The inquiry, led by former Family Court judge Jennifer Coate, found the lack of any approval for use of guards would “shock the public”. She singled out former Victoria Police commissioner Graham Ashton for expressing a “preference” that private security should be used.
Ms Coate found bureaucrats had decided to engage private security without any oversight “nor a transparent rationale” and failed to take control of the hotel quarantine scheme.
In a dramatic intervention, Ms Mikakos called for Mr Andrews’ phone records on the day the program was established to be released and described his comments as “another masterclass in political deflection”. “I believe Victorians deserve to know the truth about an event that has so profoundly impacted them,” she said.
She added that it was disappointing the inquiry had redacted some phone records, “including the Premier’s calls in their entirety”, which needed to be released in the interests of “public transparency”.
Mr Ashton distanced himself from the decision to hire private security — blamed for allowing the virus to spread across Melbourne and kill hundreds of people. “Disappointingly, that person (who made the decision) seems determined to remain anonymous,” he told The Australian.
Mr Ashton, a star witness at the Coate inquiry, sent a message to AFP commissioner Reece Kershaw on March 27 as the program was being established telling him he thought it was the Department of Premier and Cabinet that had set up a deal to use private security at the quarantine hotels.
In her findings, Ms Coate said police and not private security should have guarded returning travellers, while the refusal by DHHS to take charge on quarantine sites “left brewing the disaster that tragically came to be”.
Ms Coate said the quarantine scheme’s complex and high-risk environment was left without the control agency, being DHHS, taking its leadership role, which included the need to provide on-site supervision and management.
“This should have been seen as essential to an inherently dangerous environment,” she said. “That such a situation developed and was not apparent as a danger until after the two outbreaks, tragically illustrated the lack of proper leadership and oversight, and the perils this created.”
Ms Mikakos insisted she was “profoundly disappointed” that she was not adequately briefed by DHHS officials on the program and that Chief Health Officer Brett Sutton had not raise his concerns about the program with her.
Mr Andrews, who has already split the DHHS into two departments and accepted the resignation of its secretary Kym Peake, said his “commitment is not only to apologise … but to also offer my commitment to make sure we do everything we possibly can to learn these lessons”.
“If I could go back and get a daily update, as I do now, about everything that’s going on in hotel quarantine, I would,” Mr Andrews said on Monday.

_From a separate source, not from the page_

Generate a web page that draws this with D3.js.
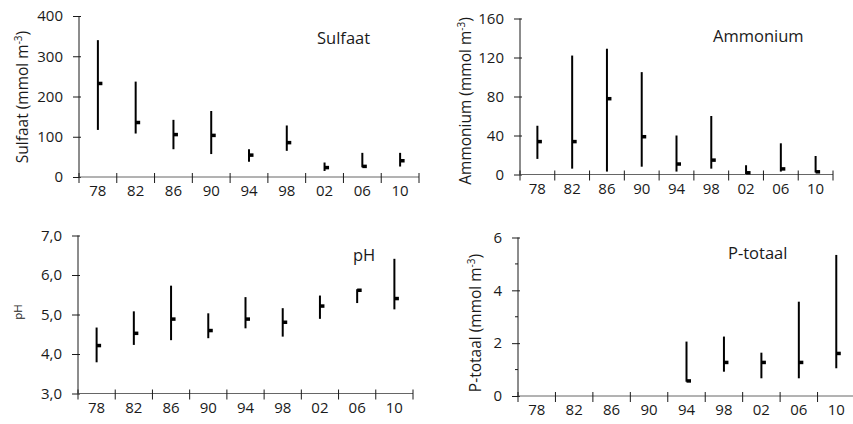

“We have a steely resolve and a commitment to remedy those errors, those culture problems, those administrative problems, to ensure this can never — regardless of the circumstance — happen again.”
Ms Coate said it would be unfair to judge Victoria for a lack of planning for a mandatory quarantine program given the commonwealth had neither recommended nor developed such a plan despite undertaking a review of health responses in the wake of the 2009 swine flu pandemic. That review recommended the roles and responsibilities of all governments for the management of people in quarantine, at home and in other accommodation, during a pandemic, should be clarified.

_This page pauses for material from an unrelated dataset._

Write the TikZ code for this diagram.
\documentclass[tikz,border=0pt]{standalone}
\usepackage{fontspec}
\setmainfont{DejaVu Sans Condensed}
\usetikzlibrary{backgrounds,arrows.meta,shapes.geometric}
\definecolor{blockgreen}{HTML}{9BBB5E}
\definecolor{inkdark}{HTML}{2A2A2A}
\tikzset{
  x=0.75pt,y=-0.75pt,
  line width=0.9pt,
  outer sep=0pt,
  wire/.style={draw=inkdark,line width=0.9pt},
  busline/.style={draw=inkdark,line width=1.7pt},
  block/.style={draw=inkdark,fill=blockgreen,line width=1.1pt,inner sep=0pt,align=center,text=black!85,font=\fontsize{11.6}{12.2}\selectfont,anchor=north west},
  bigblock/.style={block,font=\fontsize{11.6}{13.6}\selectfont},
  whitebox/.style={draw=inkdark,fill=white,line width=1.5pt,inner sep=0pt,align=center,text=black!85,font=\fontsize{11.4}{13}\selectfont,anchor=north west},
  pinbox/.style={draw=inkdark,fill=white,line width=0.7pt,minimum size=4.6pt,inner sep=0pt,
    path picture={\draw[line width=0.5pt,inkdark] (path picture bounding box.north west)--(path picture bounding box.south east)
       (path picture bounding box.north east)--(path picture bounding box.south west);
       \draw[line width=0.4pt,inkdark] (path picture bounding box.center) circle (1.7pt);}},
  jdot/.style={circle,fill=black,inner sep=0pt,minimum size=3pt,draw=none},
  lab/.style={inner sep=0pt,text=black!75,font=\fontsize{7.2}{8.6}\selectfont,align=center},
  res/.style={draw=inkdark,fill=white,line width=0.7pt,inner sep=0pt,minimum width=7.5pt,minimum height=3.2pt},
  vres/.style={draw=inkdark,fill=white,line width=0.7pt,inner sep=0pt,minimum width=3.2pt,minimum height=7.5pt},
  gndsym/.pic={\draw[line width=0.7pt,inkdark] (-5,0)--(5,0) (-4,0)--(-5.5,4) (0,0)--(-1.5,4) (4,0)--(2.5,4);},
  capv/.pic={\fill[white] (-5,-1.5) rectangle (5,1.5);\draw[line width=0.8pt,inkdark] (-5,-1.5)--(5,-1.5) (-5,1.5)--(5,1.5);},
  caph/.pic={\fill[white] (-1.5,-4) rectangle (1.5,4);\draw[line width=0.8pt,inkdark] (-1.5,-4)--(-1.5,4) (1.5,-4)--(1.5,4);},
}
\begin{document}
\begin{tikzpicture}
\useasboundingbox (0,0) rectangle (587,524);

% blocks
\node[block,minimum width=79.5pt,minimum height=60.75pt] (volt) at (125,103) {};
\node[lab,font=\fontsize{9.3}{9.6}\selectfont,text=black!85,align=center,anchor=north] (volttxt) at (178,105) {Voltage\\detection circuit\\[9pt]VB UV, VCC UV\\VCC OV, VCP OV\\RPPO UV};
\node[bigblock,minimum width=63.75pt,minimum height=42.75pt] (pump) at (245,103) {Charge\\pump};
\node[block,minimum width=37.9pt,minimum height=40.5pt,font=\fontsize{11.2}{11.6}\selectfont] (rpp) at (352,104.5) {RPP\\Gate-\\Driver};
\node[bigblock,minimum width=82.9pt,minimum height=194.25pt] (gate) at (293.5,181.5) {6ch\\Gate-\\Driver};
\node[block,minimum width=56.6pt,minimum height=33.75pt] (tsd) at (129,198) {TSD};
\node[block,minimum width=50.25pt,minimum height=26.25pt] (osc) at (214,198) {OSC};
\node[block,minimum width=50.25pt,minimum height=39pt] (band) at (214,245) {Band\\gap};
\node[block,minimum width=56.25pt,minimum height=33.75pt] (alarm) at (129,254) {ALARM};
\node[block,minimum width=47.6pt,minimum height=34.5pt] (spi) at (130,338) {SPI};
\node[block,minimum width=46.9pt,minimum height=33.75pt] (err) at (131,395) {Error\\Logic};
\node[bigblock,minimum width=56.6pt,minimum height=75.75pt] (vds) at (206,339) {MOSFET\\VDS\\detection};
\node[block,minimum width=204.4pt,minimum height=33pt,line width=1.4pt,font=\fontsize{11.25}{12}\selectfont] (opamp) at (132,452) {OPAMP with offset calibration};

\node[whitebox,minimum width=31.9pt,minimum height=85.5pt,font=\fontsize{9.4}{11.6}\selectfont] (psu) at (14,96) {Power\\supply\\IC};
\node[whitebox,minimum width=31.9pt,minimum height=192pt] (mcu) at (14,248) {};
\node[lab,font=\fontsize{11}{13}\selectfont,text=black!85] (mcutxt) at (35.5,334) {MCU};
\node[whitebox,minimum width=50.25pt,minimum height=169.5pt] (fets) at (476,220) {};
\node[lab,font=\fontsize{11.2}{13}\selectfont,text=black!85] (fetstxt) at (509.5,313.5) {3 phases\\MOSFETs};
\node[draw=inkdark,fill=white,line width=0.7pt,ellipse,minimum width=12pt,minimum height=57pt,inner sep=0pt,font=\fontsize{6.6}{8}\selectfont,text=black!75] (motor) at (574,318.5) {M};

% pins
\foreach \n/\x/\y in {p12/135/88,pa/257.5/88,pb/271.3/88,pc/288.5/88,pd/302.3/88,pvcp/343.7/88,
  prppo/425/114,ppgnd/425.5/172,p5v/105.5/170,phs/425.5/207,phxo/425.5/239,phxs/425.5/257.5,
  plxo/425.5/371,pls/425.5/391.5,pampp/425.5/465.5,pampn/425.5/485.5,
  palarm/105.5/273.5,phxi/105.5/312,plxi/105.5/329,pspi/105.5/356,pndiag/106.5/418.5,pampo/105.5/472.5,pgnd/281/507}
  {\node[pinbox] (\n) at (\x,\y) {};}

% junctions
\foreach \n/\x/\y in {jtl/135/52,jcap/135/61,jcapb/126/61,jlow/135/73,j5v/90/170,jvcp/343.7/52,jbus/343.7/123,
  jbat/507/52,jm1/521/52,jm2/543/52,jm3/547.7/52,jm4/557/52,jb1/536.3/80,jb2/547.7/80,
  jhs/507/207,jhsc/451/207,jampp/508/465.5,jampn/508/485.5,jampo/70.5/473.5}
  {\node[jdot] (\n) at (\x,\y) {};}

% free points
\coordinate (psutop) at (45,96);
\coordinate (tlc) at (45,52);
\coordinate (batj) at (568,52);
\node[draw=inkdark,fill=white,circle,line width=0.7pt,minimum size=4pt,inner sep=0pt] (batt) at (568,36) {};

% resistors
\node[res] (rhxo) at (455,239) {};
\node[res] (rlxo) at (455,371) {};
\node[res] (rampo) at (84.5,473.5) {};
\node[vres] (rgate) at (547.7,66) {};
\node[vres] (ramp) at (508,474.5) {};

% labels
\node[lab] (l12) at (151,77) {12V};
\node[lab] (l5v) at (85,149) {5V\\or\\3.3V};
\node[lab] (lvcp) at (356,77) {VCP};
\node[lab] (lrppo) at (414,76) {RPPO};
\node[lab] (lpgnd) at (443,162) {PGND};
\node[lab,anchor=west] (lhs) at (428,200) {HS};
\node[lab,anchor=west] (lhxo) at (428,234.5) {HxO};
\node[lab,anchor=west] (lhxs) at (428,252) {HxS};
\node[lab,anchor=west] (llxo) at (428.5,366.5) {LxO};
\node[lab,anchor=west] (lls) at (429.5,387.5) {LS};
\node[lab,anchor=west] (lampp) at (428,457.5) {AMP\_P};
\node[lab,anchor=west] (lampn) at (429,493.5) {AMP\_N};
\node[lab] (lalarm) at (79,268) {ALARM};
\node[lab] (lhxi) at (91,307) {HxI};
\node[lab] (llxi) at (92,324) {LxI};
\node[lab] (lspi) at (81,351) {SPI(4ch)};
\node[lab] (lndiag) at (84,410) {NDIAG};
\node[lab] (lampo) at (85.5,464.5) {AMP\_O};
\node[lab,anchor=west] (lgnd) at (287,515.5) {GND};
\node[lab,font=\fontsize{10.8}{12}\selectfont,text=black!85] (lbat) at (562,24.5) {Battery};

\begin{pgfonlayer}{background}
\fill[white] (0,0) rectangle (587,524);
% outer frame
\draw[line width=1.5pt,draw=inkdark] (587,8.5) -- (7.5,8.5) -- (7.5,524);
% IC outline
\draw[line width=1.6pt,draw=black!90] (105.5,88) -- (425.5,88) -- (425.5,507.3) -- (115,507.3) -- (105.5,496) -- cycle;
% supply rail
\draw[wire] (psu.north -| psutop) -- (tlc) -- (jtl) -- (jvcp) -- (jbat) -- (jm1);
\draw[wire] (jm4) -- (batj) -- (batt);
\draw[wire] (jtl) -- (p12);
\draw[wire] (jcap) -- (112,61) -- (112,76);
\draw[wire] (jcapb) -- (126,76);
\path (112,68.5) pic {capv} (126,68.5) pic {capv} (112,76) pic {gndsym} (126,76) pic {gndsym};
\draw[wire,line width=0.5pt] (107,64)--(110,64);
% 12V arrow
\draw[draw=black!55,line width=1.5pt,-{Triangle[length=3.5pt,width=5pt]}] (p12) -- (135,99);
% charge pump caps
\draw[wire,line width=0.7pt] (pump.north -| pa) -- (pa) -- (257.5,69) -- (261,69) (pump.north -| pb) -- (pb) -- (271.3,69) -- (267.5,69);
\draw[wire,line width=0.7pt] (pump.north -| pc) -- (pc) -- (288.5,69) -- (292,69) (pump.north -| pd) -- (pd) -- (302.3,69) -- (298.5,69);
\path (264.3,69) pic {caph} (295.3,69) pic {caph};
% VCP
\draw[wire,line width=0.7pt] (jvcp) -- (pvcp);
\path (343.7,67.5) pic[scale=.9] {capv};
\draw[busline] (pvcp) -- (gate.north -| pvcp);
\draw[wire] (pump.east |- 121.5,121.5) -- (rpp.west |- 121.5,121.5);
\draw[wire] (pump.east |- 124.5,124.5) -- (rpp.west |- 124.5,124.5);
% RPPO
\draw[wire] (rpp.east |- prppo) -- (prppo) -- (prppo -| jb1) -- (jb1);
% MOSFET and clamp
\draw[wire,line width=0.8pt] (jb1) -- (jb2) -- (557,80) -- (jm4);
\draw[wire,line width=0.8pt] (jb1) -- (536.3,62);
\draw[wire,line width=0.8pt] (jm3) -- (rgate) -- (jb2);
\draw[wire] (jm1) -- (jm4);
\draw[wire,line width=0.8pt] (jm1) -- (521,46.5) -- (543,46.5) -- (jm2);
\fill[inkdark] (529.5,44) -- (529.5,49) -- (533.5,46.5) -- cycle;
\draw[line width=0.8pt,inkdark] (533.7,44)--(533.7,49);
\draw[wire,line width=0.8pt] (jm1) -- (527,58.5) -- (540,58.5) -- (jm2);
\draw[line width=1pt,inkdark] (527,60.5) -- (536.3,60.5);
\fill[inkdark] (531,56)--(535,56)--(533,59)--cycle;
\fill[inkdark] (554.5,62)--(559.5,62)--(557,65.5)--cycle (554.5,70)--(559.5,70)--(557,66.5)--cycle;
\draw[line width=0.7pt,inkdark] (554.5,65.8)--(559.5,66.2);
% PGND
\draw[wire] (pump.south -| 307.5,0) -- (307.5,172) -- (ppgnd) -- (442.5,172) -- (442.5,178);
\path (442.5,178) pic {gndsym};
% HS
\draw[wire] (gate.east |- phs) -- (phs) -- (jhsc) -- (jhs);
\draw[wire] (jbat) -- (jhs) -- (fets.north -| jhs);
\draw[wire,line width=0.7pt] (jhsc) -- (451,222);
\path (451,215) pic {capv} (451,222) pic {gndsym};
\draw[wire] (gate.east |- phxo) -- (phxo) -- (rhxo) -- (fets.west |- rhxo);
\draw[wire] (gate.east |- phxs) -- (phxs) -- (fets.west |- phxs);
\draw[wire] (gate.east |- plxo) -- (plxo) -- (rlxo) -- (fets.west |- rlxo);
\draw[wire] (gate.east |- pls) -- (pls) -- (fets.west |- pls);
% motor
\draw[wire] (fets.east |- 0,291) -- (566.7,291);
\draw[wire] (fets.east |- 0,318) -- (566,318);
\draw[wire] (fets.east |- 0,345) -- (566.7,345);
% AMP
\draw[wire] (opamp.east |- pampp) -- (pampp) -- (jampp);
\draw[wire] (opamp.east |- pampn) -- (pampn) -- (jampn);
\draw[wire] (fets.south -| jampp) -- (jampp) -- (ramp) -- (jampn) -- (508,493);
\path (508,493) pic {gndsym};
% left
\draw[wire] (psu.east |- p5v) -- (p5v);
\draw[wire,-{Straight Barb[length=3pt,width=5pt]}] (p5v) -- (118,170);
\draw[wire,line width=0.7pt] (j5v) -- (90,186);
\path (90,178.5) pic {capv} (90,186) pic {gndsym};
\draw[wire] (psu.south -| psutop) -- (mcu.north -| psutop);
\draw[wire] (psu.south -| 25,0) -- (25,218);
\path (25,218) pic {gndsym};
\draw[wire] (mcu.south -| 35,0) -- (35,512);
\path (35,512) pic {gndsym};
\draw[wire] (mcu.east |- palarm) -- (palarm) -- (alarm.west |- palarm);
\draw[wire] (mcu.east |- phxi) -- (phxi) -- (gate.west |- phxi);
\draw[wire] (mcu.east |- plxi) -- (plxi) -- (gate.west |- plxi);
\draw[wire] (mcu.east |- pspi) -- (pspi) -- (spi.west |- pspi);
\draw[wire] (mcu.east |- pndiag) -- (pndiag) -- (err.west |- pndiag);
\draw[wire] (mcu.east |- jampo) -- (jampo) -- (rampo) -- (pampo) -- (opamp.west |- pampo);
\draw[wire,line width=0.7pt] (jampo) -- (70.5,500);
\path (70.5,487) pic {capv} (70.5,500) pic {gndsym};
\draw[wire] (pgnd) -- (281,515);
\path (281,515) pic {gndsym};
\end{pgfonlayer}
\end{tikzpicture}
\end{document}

After the review was published in 2011, work on policy regarding quarantine and isolation was not undertaken.
Ms Coate found former Department of Premier and Cabinet secretary Chris Eccles, in a phone conversation with Mr Ashton, was “the one to mention private security as (at least) an option”.
Quarantine breaches by guards in two quarantine hotels in May and June led to the state’s second wave of coronavirus, killing 801 people including 642 in aged care facilities, causing more than 18,000 to become infected, and resulting in a 3½-month lockdown.
Ms Coate concluded that “while no request was made to Victoria Police to provide the ‘first tier’ of the enforcement model for hotel quarantine, the then Chief Commissioner of Police was consulted and expressed a preference that private security perform that role and Victoria Police provide the ‘back up’ for that model”.
“That position, expressed by the senior police representative present at the (state control centre) meeting that afternoon, was clearly persuasive to those at the meeting,” Ms Coate’s report released on Monday found. “There being no particular discussion or dissent, this set in motion the actions, that evening … to commence contractual engagement with three security firms”.